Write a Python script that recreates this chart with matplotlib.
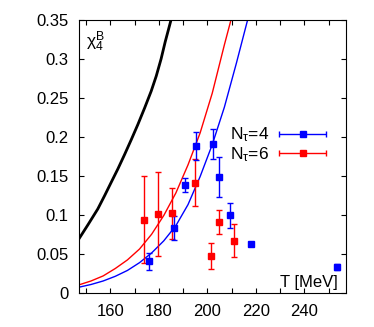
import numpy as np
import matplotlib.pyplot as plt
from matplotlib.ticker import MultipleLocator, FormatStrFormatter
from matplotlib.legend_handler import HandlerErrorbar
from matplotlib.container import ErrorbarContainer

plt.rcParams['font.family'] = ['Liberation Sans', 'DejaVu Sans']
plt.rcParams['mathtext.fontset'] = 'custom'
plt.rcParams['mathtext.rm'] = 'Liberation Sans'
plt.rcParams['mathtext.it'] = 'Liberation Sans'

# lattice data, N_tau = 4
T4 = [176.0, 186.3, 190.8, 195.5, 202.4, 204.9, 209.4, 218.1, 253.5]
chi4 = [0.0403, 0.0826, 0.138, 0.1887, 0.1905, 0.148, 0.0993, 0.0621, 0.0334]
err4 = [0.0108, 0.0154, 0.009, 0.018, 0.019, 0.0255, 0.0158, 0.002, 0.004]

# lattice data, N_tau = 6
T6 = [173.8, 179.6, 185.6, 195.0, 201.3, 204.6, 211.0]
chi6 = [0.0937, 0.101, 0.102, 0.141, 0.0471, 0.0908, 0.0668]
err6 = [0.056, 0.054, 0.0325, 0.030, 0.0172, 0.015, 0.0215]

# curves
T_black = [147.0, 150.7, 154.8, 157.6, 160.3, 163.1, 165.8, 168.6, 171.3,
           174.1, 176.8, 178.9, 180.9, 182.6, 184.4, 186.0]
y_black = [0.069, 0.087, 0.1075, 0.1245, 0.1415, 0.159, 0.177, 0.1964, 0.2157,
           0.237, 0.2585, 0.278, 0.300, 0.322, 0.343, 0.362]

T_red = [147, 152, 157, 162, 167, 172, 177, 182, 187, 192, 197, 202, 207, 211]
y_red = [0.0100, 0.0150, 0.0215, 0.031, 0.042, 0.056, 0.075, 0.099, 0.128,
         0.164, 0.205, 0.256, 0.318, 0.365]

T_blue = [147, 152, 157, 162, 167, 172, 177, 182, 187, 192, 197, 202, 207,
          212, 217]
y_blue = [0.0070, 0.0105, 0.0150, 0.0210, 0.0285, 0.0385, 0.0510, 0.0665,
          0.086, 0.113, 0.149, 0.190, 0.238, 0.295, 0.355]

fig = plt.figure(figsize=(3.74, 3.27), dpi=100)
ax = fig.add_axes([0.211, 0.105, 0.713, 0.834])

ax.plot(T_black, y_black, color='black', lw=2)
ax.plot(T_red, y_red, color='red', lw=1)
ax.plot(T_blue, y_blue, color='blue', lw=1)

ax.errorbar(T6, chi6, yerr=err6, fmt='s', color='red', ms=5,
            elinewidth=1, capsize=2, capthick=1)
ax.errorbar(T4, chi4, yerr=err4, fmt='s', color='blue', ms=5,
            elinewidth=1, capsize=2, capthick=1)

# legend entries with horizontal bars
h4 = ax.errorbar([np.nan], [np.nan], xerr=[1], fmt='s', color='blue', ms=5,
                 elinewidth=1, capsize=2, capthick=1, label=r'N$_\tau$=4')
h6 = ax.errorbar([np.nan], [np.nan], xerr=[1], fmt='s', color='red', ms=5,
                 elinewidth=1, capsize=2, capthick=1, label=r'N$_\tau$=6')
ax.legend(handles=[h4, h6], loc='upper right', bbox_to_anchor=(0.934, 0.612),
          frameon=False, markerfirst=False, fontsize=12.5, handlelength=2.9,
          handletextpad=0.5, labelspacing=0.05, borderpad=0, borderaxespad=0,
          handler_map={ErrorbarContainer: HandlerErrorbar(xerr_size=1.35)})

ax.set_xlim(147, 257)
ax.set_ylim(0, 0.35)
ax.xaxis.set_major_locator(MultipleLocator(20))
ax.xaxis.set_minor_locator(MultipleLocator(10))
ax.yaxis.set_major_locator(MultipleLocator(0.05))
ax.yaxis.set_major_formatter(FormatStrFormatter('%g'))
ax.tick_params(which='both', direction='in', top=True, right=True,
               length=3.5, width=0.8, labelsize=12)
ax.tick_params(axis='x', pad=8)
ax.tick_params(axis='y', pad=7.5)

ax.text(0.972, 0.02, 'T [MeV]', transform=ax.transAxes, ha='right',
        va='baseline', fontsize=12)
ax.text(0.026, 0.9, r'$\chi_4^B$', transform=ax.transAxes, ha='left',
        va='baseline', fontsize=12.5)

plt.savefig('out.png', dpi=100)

+ + + + +

Extract every line containing the string "matplotlib" from the data above.

**Result of the task**.
Write a Python script that recreates this chart with matplotlib.
import matplotlib.pyplot as plt
from matplotlib.ticker import MultipleLocator, FormatStrFormatter
from matplotlib.legend_handler import HandlerErrorbar
from matplotlib.container import ErrorbarContainer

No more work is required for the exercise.